BEGIN
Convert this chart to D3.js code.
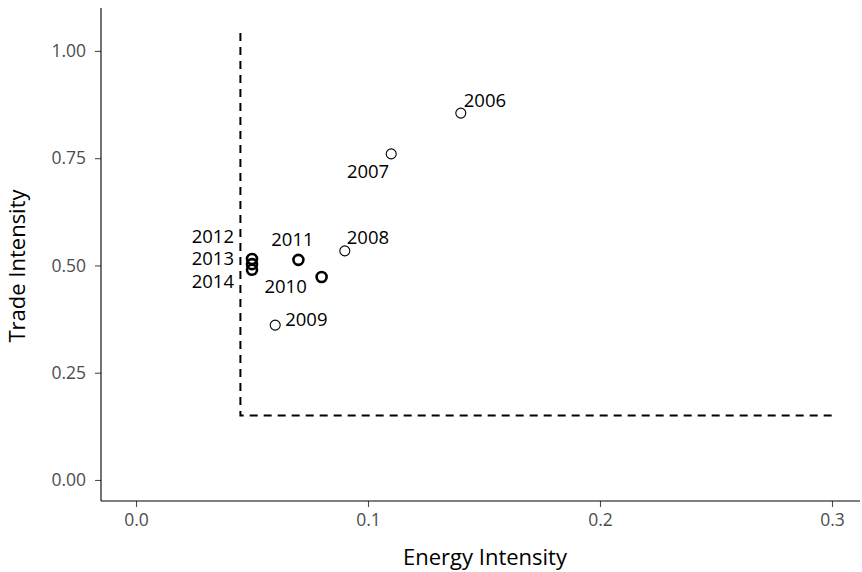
<!DOCTYPE html>
<html>
<head>
<meta charset="utf-8">
<script src="https://cdn.jsdelivr.net/npm/d3@7"></script>
<style>
  html, body { margin: 0; padding: 0; background: #fff; }
  svg text { font-family: "Open Sans", "Noto Sans", sans-serif; }
</style>
</head>
<body>
<svg id="chart" width="862" height="572"></svg>
<script>
// Yearly observations
const years = ["2006", "2007", "2008", "2009", "2010", "2011", "2012", "2013", "2014"];
const energyIntensity = [0.14, 0.11, 0.09, 0.06, 0.08, 0.07, 0.05, 0.05, 0.05];
const tradeIntensity = [0.855, 0.76, 0.534, 0.361, 0.473, 0.513, 0.515, 0.503, 0.49];
// Years drawn more than once in the source series (heavier outline)
const repeatCount = [1, 1, 1, 1, 2, 2, 2, 2, 2];

const xTicks = [0.0, 0.1, 0.2, 0.3];
const yTicks = [0.00, 0.25, 0.50, 0.75, 1.00];

// Threshold lines
const thresholdX = 0.045;
const thresholdY = 0.15;
const thresholdXEnd = 0.3;
const thresholdYEnd = 1.042;

// Label placement (pixel offsets from the point, text anchor)
const labelLayout = {
  "2006": { dx: 3, dy: -6, anchor: "start" },
  "2007": { dx: -2, dy: 24, anchor: "end" },
  "2008": { dx: 2, dy: -7, anchor: "start" },
  "2009": { dx: 10, dy: 1, anchor: "start" },
  "2010": { dx: -36, dy: 16, anchor: "middle" },
  "2011": { dx: -6, dy: -14, anchor: "middle" },
  "2012": { dx: -18, dy: -16, anchor: "end" },
  "2013": { dx: -18, dy: 1, anchor: "end" },
  "2014": { dx: -18, dy: 18, anchor: "end" }
};

const svg = d3.select("#chart");
const plotLeft = 101, plotRight = 860, plotTop = 8, plotBottom = 501;

const x = d3.scaleLinear().domain([-0.01509, 0.31207]).range([plotLeft, plotRight]);
const y = d3.scaleLinear().domain([-0.049, 1.1]).range([plotBottom, plotTop]);

// Axes
const xAxis = d3.axisBottom(x).tickValues(xTicks).tickFormat(d3.format(".1f")).tickSize(6).tickPadding(7);
const yAxis = d3.axisLeft(y).tickValues(yTicks).tickFormat(d3.format(".2f")).tickSize(6).tickPadding(9);

const gx = svg.append("g").attr("transform", `translate(0,${plotBottom})`).call(xAxis);
const gy = svg.append("g").attr("transform", `translate(${plotLeft},0)`).call(yAxis);

[gx, gy].forEach(g => {
  g.select(".domain").remove();
  g.selectAll(".tick line").attr("stroke", "#4d4d4d").attr("stroke-width", 1.1);
  g.selectAll(".tick text").attr("fill", "#4d4d4d").style("font-size", "17.5px");
});

svg.append("line").attr("x1", plotLeft).attr("x2", plotRight).attr("y1", plotBottom).attr("y2", plotBottom)
  .attr("stroke", "#000").attr("stroke-width", 1.1);
svg.append("line").attr("x1", plotLeft).attr("x2", plotLeft).attr("y1", plotTop).attr("y2", plotBottom)
  .attr("stroke", "#000").attr("stroke-width", 1.1);

// Axis titles
svg.append("text").attr("x", 485).attr("y", 565).attr("text-anchor", "middle")
  .style("font-size", "22px").attr("fill", "#000").text("Energy Intensity");
svg.append("text").attr("transform", `translate(25,266) rotate(-90)`)
  .attr("text-anchor", "middle").style("font-size", "22px").attr("fill", "#000").text("Trade Intensity");

// Dashed threshold lines
const dashed = d3.line().x(d => x(d[0])).y(d => y(d[1]));
svg.append("path")
  .attr("d", dashed([[thresholdX, thresholdYEnd], [thresholdX, thresholdY], [thresholdXEnd, thresholdY]]))
  .attr("fill", "none").attr("stroke", "#000").attr("stroke-width", 2)
  .attr("stroke-dasharray", "8,6");

// Points
const data = years.map((yr, i) => ({ year: yr, e: energyIntensity[i], t: tradeIntensity[i], n: repeatCount[i] }));

svg.append("g").selectAll("circle").data(data).join("circle")
  .attr("cx", d => x(d.e)).attr("cy", d => y(d.t)).attr("r", 5)
  .attr("fill", "none").attr("stroke", "#000")
  .attr("stroke-width", d => d.n > 1 ? 2.6 : 1.1);

// Year labels
svg.append("g").selectAll("text").data(data).join("text")
  .attr("x", d => x(d.e) + labelLayout[d.year].dx)
  .attr("y", d => y(d.t) + labelLayout[d.year].dy)
  .attr("text-anchor", d => labelLayout[d.year].anchor)
  .style("font-size", "18.5px").attr("fill", "#000")
  .text(d => d.year);
</script>
</body>
</html>
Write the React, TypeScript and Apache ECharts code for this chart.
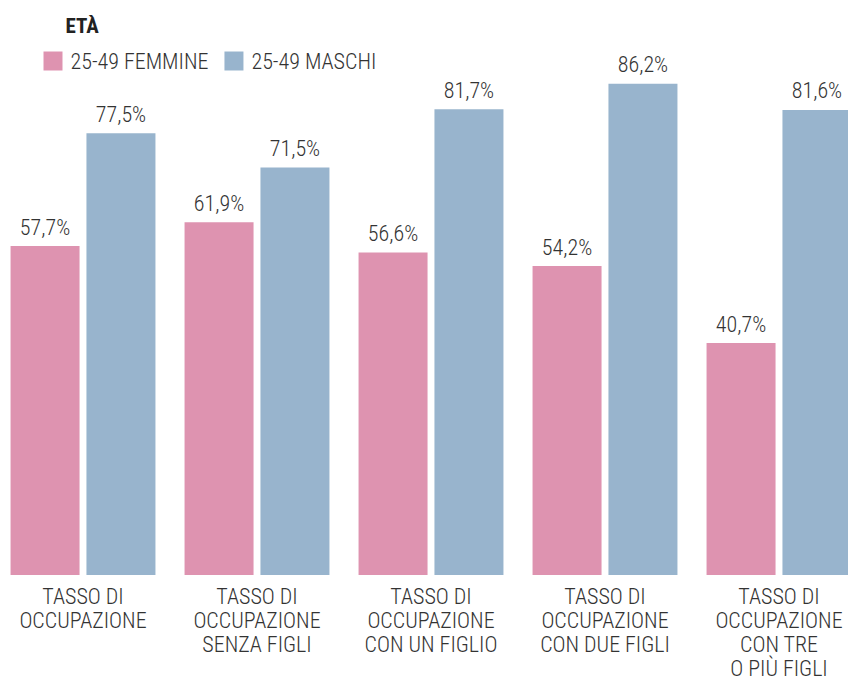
import React, { useEffect, useRef } from "react";
import * as echarts from "echarts";

const categories = [
  "TASSO DI\nOCCUPAZIONE",
  "TASSO DI\nOCCUPAZIONE\nSENZA FIGLI",
  "TASSO DI\nOCCUPAZIONE\nCON UN FIGLIO",
  "TASSO DI\nOCCUPAZIONE\nCON DUE FIGLI",
  "TASSO DI\nOCCUPAZIONE\nCON TRE\nO PIÙ FIGLI",
];
const femmine = [57.7, 61.9, 56.6, 54.2, 40.7];
const maschi = [77.5, 71.5, 81.7, 86.2, 81.6];
const seriesNames = ["25-49 FEMMINE", "25-49 MASCHI"];
const legendTitle = "ETÀ";

const FONT = "'Roboto Condensed', 'Liberation Sans Narrow', 'DejaVu Sans Condensed', 'Liberation Sans', sans-serif";
const PINK = "#de93b0";
const BLUE = "#98b4cd";
const TEXT = "#333333";
const SHIFT = 4.5;

export default function App() {
  const ref = useRef<HTMLDivElement>(null);
  useEffect(() => {
    if (!ref.current) return;
    const chart = echarts.init(ref.current, undefined, { renderer: "svg" });
    const fmt = (p: any) => p.value.toFixed(1).replace(".", ",") + "%";
    const label = {
      show: true,
      position: "top",
      distance: 8,
      color: TEXT,
      fontFamily: FONT,
      fontWeight: 300,
      fontSize: 22,
      formatter: fmt,
    };
    chart.setOption({
      animation: false,
      textStyle: { fontFamily: FONT },
      graphic: [
        {
          type: "text",
          left: 65 + SHIFT,
          top: 15,
          style: { text: legendTitle, fill: "#222", font: `bold 21px ${FONT}` },
        },
      ],
      legend: {
        left: 38 + SHIFT,
        top: 45,
        itemWidth: 19,
        itemHeight: 19,
        itemGap: 16,
        icon: "rect",
        textStyle: { color: TEXT, fontFamily: FONT, fontWeight: 300, fontSize: 22, padding: [0, 0, 0, 3] },
        data: seriesNames,
      },
      grid: { left: 0, right: 0, top: 5, bottom: 103 },
      xAxis: {
        type: "category",
        data: categories,
        axisLine: { show: false },
        axisTick: { show: false },
        axisLabel: {
          interval: 0,
          color: TEXT,
          fontFamily: FONT,
          fontWeight: 300,
          fontSize: 22,
          lineHeight: 24,
          margin: 9,
          align: "center",
        },
      },
      yAxis: { type: "value", min: 0, max: 100, show: false, splitLine: { show: false } },
      series: [
        {
          name: seriesNames[0],
          type: "bar",
          data: femmine,
          barWidth: 69,
          barGap: "10%",
          itemStyle: { color: PINK },
          label,
        },
        {
          name: seriesNames[1],
          type: "bar",
          data: maschi,
          barWidth: 69,
          barGap: "10%",
          itemStyle: { color: BLUE },
          label,
        },
      ],
    });
    return () => chart.dispose();
  }, []);
  return (
    <div style={{ position: "absolute", left: 0, top: 0, width: 848, height: 680, overflow: "hidden" }}>
      <div ref={ref} style={{ position: "absolute", left: -SHIFT, top: 0, width: 870, height: 680 }} />
    </div>
  );
}
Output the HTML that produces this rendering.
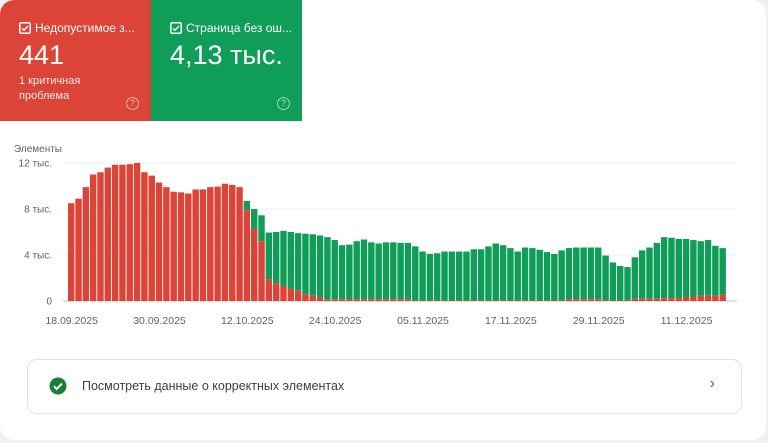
<!DOCTYPE html>
<html><head><meta charset="utf-8"><style>
body{margin:0;width:768px;height:443px;background:#eef2f8;font-family:"Liberation Sans",sans-serif;overflow:hidden;position:relative}
.card{position:absolute;left:0;top:0;width:766px;height:440px;background:#fff;border-radius:14px;overflow:hidden}
.tile{position:absolute;top:0;height:121px;width:151px;color:#fff}
.tile .h{position:absolute;left:19px;top:21px;font-size:12px;white-space:nowrap}
.tile .h svg{vertical-align:-2px;margin-right:4px}
.tile .big{position:absolute;left:19px;top:40px;font-size:27px}
.tile .sub{position:absolute;left:19px;top:74px;font-size:11px;line-height:15px;opacity:.9}
.tile .q{position:absolute;right:12px;top:97px;width:11px;height:11px;border:1.3px solid rgba(255,255,255,.6);border-radius:50%;font-size:9px;text-align:center;line-height:11px;color:rgba(255,255,255,.7)}
.btn{position:absolute;left:27px;top:359px;width:713px;height:53px;border:1px solid #e2e3e5;border-radius:10px;background:#fff}
</style></head><body>
<div class="card">
<div class="tile" style="left:0;background:#db4437;border-top-left-radius:14px">
<div class="h"><svg width="12" height="12"><rect x="0.75" y="0.75" width="10.5" height="10.5" rx="1.5" fill="none" stroke="#fff" stroke-width="1.5"/><path d="M3 6.2l2 2 4-4.2" stroke="#fff" stroke-width="1.4" fill="none"/></svg>Недопустимое з...</div>
<div class="big">441</div>
<div class="sub">1 критичная<br>проблема</div>
<div class="q">?</div></div>
<div class="tile" style="left:151px;background:#0f9d58">
<div class="h"><svg width="12" height="12"><rect x="0.75" y="0.75" width="10.5" height="10.5" rx="1.5" fill="none" stroke="#fff" stroke-width="1.5"/><path d="M3 6.2l2 2 4-4.2" stroke="#fff" stroke-width="1.4" fill="none"/></svg>Страница без ош...</div>
<div class="big">4,13 тыс.</div>
<div class="q">?</div></div>
<svg id="chart" width="768" height="340" style="position:absolute;left:0;top:0"></svg>
<div class="btn">
<svg width="18" height="18" style="position:absolute;left:21px;top:17px"><circle cx="9" cy="9" r="8.5" fill="#188038"/><path d="M5 9.3l2.7 2.6 5.3-5.3" stroke="#fff" stroke-width="2" fill="none"/></svg>
<div style="position:absolute;left:54px;top:19px;font-size:12.5px;color:#3c4043">Посмотреть данные о корректных элементах</div>
<div style="position:absolute;right:26px;top:15px;font-size:16px;color:#5f6368">&#8250;</div>
</div>
</div>
<script>
const totals=[8.5,8.9,9.9,11.0,11.2,11.6,11.85,11.85,11.9,12.0,11.2,10.9,10.3,9.9,9.5,9.45,9.35,9.7,9.7,9.9,9.95,10.2,10.1,9.9,8.7,8.0,7.45,5.95,6.0,6.1,6.0,5.9,5.85,5.8,5.7,5.55,5.3,4.85,4.9,5.2,5.35,5.1,5.0,5.1,5.1,5.05,5.05,4.75,4.3,4.1,4.15,4.3,4.3,4.3,4.3,4.5,4.5,4.75,5.0,4.85,4.6,4.3,4.65,4.6,4.45,4.25,4.1,4.4,4.6,4.65,4.65,4.65,4.65,3.95,3.35,3.05,2.95,3.8,4.4,4.65,5.05,5.55,5.5,5.4,5.4,5.3,5.2,5.3,4.8,4.6];
const reds=[8.5,8.9,9.9,11.0,11.2,11.6,11.85,11.85,11.9,12.0,11.2,10.9,10.3,9.9,9.5,9.45,9.35,9.7,9.7,9.9,9.95,10.2,10.1,9.9,7.9,6.3,5.2,1.9,1.55,1.3,1.05,0.9,0.6,0.45,0.3,0.15,0.15,0.15,0.15,0.15,0.15,0.15,0.15,0.15,0.15,0.15,0.15,0.05,0.05,0.05,0.05,0.05,0.05,0.05,0.05,0.05,0.05,0.05,0.05,0.05,0.05,0.05,0.05,0.05,0.05,0.05,0.05,0.05,0.15,0.15,0.15,0.15,0.15,0.05,0.05,0.05,0.05,0.2,0.2,0.2,0.2,0.25,0.25,0.25,0.35,0.35,0.45,0.45,0.45,0.55];
const yTicks=[0,4,8,12];
const yLabels=["0","4 тыс.","8 тыс.","12 тыс."];
const xLabels=["18.09.2025","30.09.2025","12.10.2025","24.10.2025","05.11.2025","17.11.2025","29.11.2025","11.12.2025"];
const xLabelIdx=[0,12,24,36,48,60,72,84];
const svg=document.getElementById('chart');const NS='http://www.w3.org/2000/svg';
const x0=68,bw=7.32,base=301,k=11.5;
const X=i=>x0+i*bw, Y=v=>base-v*k;
function el(t,a){const e=document.createElementNS(NS,t);for(const n in a)e.setAttribute(n,a[n]);svg.appendChild(e);return e;}
const yt=el('text',{x:14,y:152,'font-size':10,fill:'#5f6368'});yt.textContent='Элементы';


yTicks.forEach((t,i)=>{
 const g=el('line',{x1:63,x2:737,y1:Y(t),y2:Y(t),stroke:t?'#eceff1':'#bdc1c6','stroke-width':1});
 
 
 const l=el('text',{x:52,y:Y(t)+3.5,'font-size':10,fill:'#5f6368','text-anchor':'end'});l.textContent=yLabels[i];
 
 
});
totals.forEach((v,i)=>{
 const r=reds[i];
 if(v>r){const g=el('rect',{x:X(i),y:Y(v),width:bw-0.9,height:(v-r)*k,fill:'#0f9d58'});
 
 }
 const b=el('rect',{x:X(i),y:Y(r),width:bw-0.9,height:Math.max(r*k,0.6),fill:'#db4437'});
 
 
});
xLabels.forEach((s,j)=>{
 const t=el('text',{x:X(xLabelIdx[j])+bw/2,y:324,'font-size':10.5,fill:'#5f6368','text-anchor':'middle'});t.textContent=s;
 
 
});
</script>
</body></html>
END
PROBLEM DESCRIPTION:
Gather and return every line that holds the string "this".

THE RESULT:
Convert this chart to D3.js code.
Write the React, TypeScript and Apache ECharts code for this chart.
Output the HTML that produces this rendering.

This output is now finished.